Gen Z isn't as interested in tiny homes as older demographics. Since 2013, numbers have remained about even — 80% of tiny homeowners were over 30. Forty percent are 30 to 50, and 40% are over 50. Women account for 55% of tiny house owners, and 68% of those with a tiny home don't have a mortgage. Some 55% of these tiny homeowners also have more savings than the average American.

Many of the units in a typical retiree-oriented mobile home park fall under the definition of tiny homes. Additionally, some traditional homeowners add tiny homes for elderly relatives. These "mother-in-law" units may account for the number of those over 50 who own a tiny house. Tiny houses also offer advantages for those with limited mobility or who are not able to clean and maintain a standard-size home.

The dark side of tiny homes

Nothing is perfect, and there are drawbacks, even considering the advantages of a tiny home life. Tiny homes are more expensive per square foot than standard homes, according to Motley Fool. So, while buying a standard home may be more expensive initially, the buyers pay less per square foot.

Another issue is the lack of space. Some people can't live comfortably in such close quarters if they're living with another person. They need the extra room afforded by a traditional house. Those looking at tiny homes would do well to pause and think about whether they can live with their loved ones in 600 square feet or less.

The lack of space also translates into less storage. Tiny homes don't offer tons of space to put away personal items. Potential tiny house buyers must consider whether they will sell their personal items or put them in storage — which adds an extra expense. Potential tiny home buyers need to plan what they can bring to their new home and what they cannot. United Tiny Homes proposes the theory that this forces people to live more mindfully since they can't take it all with them.
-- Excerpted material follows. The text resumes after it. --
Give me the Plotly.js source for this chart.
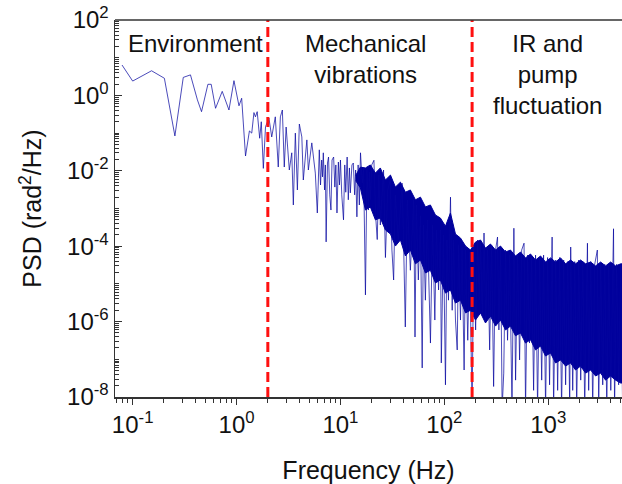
<!DOCTYPE html>
<html><head><meta charset="utf-8">
<script src="https://cdn.plot.ly/plotly-3.0.1.min.js"></script>
<style>html,body{margin:0;padding:0;background:#fff;} #chart{width:622px;height:484px;}</style>
</head><body><div id="chart"></div>
<script>
const freq = [0.079,0.1,0.152,0.202,0.255,0.307,0.36,0.42,0.46,0.53,0.57,0.628,0.728,0.845,0.944,1.055,1.12,1.22,1.33,1.40,1.47,1.52,1.58,1.67,1.73,1.81,1.90,2.05,
2.18,2.36,2.52,2.64,2.76,2.88,3.0,3.22,3.4,3.52,3.68,3.85,4.02,4.25,4.39,4.75,4.91,5.3,5.73,
5.99,6.26,6.43,6.6,6.72,6.84,7.03,7.16,7.28,7.5,7.68,7.89,8.1,8.3,8.6,8.83,9.03,9.26,9.55,9.78,10.0,10.3,10.7,11.0,11.25,11.6,11.9,12.2,12.45,12.9,13.3,13.7,14.0,14.4,14.8,15.2,15.6,16.2,16.7,17.4,18.0,18.6,19.0,19.4,20.0,
21,21.8,22.6,23.4,24.2,26,27.1,28.5,30.2,31.3,32.5,33.7,36,39.2,40.3,42.1,44,47.1,50.7,52.2,53.8,56.2,58.8,61.2,63,65.7,68.5,71.5,73.5,77,81,84,88,91.7,93.5,98,102.5,106,109.6,114.6,119,122.5,128,133,137,143,148,155,160,168,175,185,192,200,209,216,223,232,241,250,261,273,285,298,311,325,335,348,360,373,388,406,425,448,467,485,507,530,555,585,605,633,660,692,723,755,790,826,865,902,943,986,1030,1090,1127,1180,1232,1285,1345,1408,1470,1540,1610,1645,1720,1800,1880,1965,2055,2150,2245,2385,2450,2565,2680,2800,2970,3060,3200,3345,3500,3660,3825,4000,4250,4350,4550,4760,4990,5200];
const psd = [6.4,2.4,4.5,2.85,0.084,3.0,3.5,0.76,0.37,1.97,1.97,0.455,1.28,0.41,2.46,0.53,0.84,0.0247,0.114,0.1,0.35,0.27,0.37,0.073,0.2,0.0116,0.148,0.25,
0.079,0.27,0.0126,0.27,0.41,0.0126,0.145,0.0105,0.030,0.00124,0.1,0.0031,0.174,0.079,0.0057,0.066,0.0105,0.055,0.0087,
7.6e-4,0.036,0.0042,0.0193,0.0069,0.030,0.0031,0.0143,1.3e-4,0.0161,0.0232,0.0023,9.1e-4,0.0193,0.0232,0.0037,0.0143,7.6e-4,0.0171,0.0042,0.0193,0.0023,5.0e-4,0.0143,0.0027,0.0232,0.0017,0.0119,0.0026,0.0143,0.0161,0.0023,0.0105,6e-4,0.0143,0.00124,0.030,0.0047,0.0119,5.1e-6,0.0105,9.1e-4,0.0093,0.0017,0.0143,
0.019,6.5e-4,1.5e-4,0.0078,3.65e-4,0.0105,5e-5,0.0031,0.0057,7.9e-5,1.27e-5,0.0023,1.46e-4,0.0047,2.7e-4,7.2e-7,0.0017,2.3e-5,0.0017,3.9e-7,0.00124,1.27e-5,6.5e-4,5.9e-8,3.65e-4,3.7e-6,4.95e-4,2e-6,2.7e-7,3.65e-4,1.1e-6,2.7e-4,6.9e-6,2.7e-4,8e-8,2.0e-4,2.1e-8,1.46e-4,3.7e-6,0.002,2e-6,1.46e-4,1.1e-6,1.77e-7,1.1e-4,1.1e-6,9.5e-5,5.2e-8,7.9e-5,3.2e-7,7e-5,5e-9,1.07e-4,6e-7,1.46e-4,3.7e-6,1.2e-4,1.7e-6,2.24e-4,1.1e-6,7.9e-5,1.77e-7,1.07e-4,1.9e-8,7.9e-5,1.75e-4,6e-7,7.9e-5,5e-9,4.3e-8,7.9e-5,3.2e-7,5.8e-5,5e-9,3.0e-4,2.8e-8,5.8e-5,9.6e-8,7.9e-5,1.2e-4,5e-9,5.8e-5,2.7e-7,5e-5,1.5e-8,5.8e-5,5e-9,4.3e-5,2.8e-8,5.8e-5,5e-9,5e-5,2.1e-8,1.75e-4,5e-9,4.3e-5,1.5e-8,5e-5,5e-9,4.3e-5,2.1e-8,3.9e-5,5e-9,9.5e-5,1.5e-8,3.9e-5,5e-9,4.3e-5,2.8e-8,3.9e-5,5e-9,1.2e-4,1.5e-8,3.9e-5,5e-9,3.3e-5,7.9e-5,5e-9,3.3e-5,2.1e-8,3.3e-5,5e-9,3.3e-5,1.5e-8,2.9e-4,5e-9,3.3e-5,2.1e-8,3.3e-5,5e-9];

// Dense core of the spectrum: upper and lower edge of the solid band
const bandFreq = [14.0,15.56,17.4,19.4,21.7,24.2,27.1,30.3,33.8,37.8,42.2,47.1,52.7,58.9,65.8,73.4,82.1,91.6,102.5,114.5,128,143,160,178.5,199.5,223,249,278,311,347,388,433,484,541,604,675,755,843,942,1052,1177,1315,1469,1640,1832,2047,2290,2558,2858,3192,3565,3982,4453,4974,5200];
const bandHigh = [0.0075,0.0125,0.0119,0.0143,0.0087,0.0119,0.0057,0.0077,0.0037,0.0050,0.0027,0.0031,0.0017,0.0020,0.0011,0.00124,6.7e-4,5.6e-4,3.4e-4,7.6e-4,2.1e-4,1.65e-4,1.01e-4,7.9e-5,1.29e-4,1.46e-4,8.9e-5,1.14e-4,7.9e-5,1.01e-4,7.0e-5,7.9e-5,5.5e-5,7.0e-5,4.9e-5,6.2e-5,4.3e-5,5.5e-5,3.8e-5,4.9e-5,3.8e-5,4.9e-5,3.4e-5,4.3e-5,3.4e-5,4.3e-5,3.4e-5,3.8e-5,3.0e-5,3.8e-5,3.0e-5,3.8e-5,3.0e-5,3.4e-5,3.4e-5];
const bandLow = [0.0055,0.0035,9.1e-4,0.0011,5.0e-4,5.6e-4,2.7e-4,2.1e-4,1.01e-4,1.46e-4,5.5e-5,7.9e-5,3.4e-5,4.3e-5,1.95e-5,2.3e-5,1.06e-5,1.27e-5,5.7e-6,6.9e-6,3.1e-6,3.7e-6,1.7e-6,2.0e-6,1.1e-6,1.7e-6,9.2e-7,1.4e-6,7.6e-7,1.1e-6,6.0e-7,7.6e-7,4.2e-7,5.0e-7,2.7e-7,3.3e-7,1.77e-7,2.25e-7,1.22e-7,1.47e-7,8.0e-8,9.6e-8,6.6e-8,8.0e-8,5.2e-8,6.6e-8,4.3e-8,5.2e-8,3.6e-8,4.3e-8,2.8e-8,3.6e-8,2.8e-8,2.35e-8,2.35e-8];

const regionBounds = [2.0, 185];
const regionLabels = ['Environment', 'Mechanical<br>vibrations', 'IR and<br>pump<br>fluctuation'];

const xTickVals = [0.1, 1, 10, 100, 1000];
const xTickText = ['10<sup>-1</sup>','10<sup>0</sup>','10<sup>1</sup>','10<sup>2</sup>','10<sup>3</sup>'];
const yTickVals = [1e-8, 1e-6, 1e-4, 1e-2, 1, 100];
const yTickText = ['10<sup>-8</sup>','10<sup>-6</sup>','10<sup>-4</sup>','10<sup>-2</sup>','10<sup>0</sup>','10<sup>2</sup>'];

function minorTicks(e0, e1) {
  const v = [];
  for (let e = e0; e <= e1; e++) {
    for (let m = 2; m <= 9; m++) v.push(m * Math.pow(10, e));
  }
  return v;
}

const FONT = 'Arial, "Liberation Sans", sans-serif';
const blue = '#00009C';

const traces = [
  {x: bandFreq, y: bandHigh, type: 'scatter', mode: 'lines', line: {width: 1, color: blue}, hoverinfo: 'skip', showlegend: false},
  {x: bandFreq, y: bandLow, type: 'scatter', mode: 'lines', fill: 'tonexty', fillcolor: blue, line: {width: 1, color: blue}, hoverinfo: 'skip', showlegend: false},
  {x: freq, y: psd, type: 'scatter', mode: 'lines', line: {width: 1, color: 'rgba(5,5,160,0.72)'}, showlegend: false}
];

const shapes = regionBounds.map(f => ({
  type: 'line', xref: 'x', yref: 'paper', x0: f, x1: f, y0: 0, y1: 1,
  line: {color: '#FF1010', width: 3, dash: '10px,5px'}, layer: 'above'
}));
shapes.push({type: 'line', xref: 'paper', yref: 'paper', x0: 0, x1: 1, y0: 1, y1: 1, line: {color: '#333', width: 1.5}});

const annX = [0.158, 0.495, 0.854];
const annotations = regionLabels.map((t, i) => ({
  text: t, xref: 'paper', yref: 'paper', x: annX[i], y: 0.979, xanchor: 'center', yanchor: 'top',
  showarrow: false, align: 'center', font: {family: FONT, size: 24, color: '#111'}
}));

const layout = {
  width: 622, height: 484,
  margin: {l: 115, r: 0, t: 20, b: 87},
  paper_bgcolor: '#fff', plot_bgcolor: '#fff',
  font: {family: FONT, color: '#111'},
  showlegend: false,
  xaxis: {
    type: 'log', range: [-1.17, 3.71], showgrid: false, zeroline: false,
    showline: true, linecolor: '#333', linewidth: 1.5,
    tickmode: 'array', tickvals: xTickVals, ticktext: xTickText,
    ticks: 'outside', ticklen: 6, tickwidth: 1.2, tickcolor: '#333',
    tickfont: {family: FONT, size: 24, color: '#111'},
    minor: {tickmode: 'array', tickvals: minorTicks(-2, 3), ticks: 'outside', ticklen: 4, tickwidth: 1, tickcolor: '#333', showgrid: false},
    title: {text: 'Frequency (Hz)', font: {family: FONT, size: 25, color: '#111'}}
  },
  yaxis: {
    type: 'log', range: [-8, 2], showgrid: false, zeroline: false,
    showline: true, linecolor: '#333', linewidth: 1.5,
    tickmode: 'array', tickvals: yTickVals, ticktext: yTickText,
    ticks: 'inside', ticklen: 7, tickwidth: 1.2, tickcolor: '#333',
    tickfont: {family: FONT, size: 24, color: '#111'},
    minor: {tickmode: 'array', tickvals: minorTicks(-8, 1).concat([1e-7,1e-5,1e-3,1e-1,10]), ticks: 'inside', ticklen: 4, tickwidth: 1, tickcolor: '#333', showgrid: false},
    title: {text: 'PSD (rad<sup>2</sup>/Hz)', standoff: 18, font: {family: FONT, size: 25, color: '#111'}}
  },
  shapes: shapes,
  annotations: annotations
};

Plotly.newPlot('chart', traces, layout, {displayModeBar: false, staticPlot: true});
</script>
</body></html>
One surprising downside to the tiny house revolution is resale value. Selling a standard home price often yields a higher profit than what the homeowners initially paid for it. This doesn't always translate to a tiny house. Many owners find that they can sell their tiny home, but it may not be for as much as they think. According to RubyHome, most of these owners don't recoup their entire investment in their tiny homes when they sell. Zillow agrees, noting you should consider your tiny home like a travel trailer or RV — the benefit of mobility is also it's downfall.

Another interesting quirk of tiny houses is that they're not legal in some states across the United States. Zoning may also be an issue since the tiny home may not meet the area's building codes for a single-family dwelling. Owners have also been asked to move their homes from properties. Dealing with gray areas of zoning may involve unforeseen fees or legal issues.

If owners have a tiny home built on a trailer, they may have to move it at some point. They will either have to rent a vehicle or buy one that can tow that amount of weight, which incurs extra expenses for licenses, fuel, and maintenance.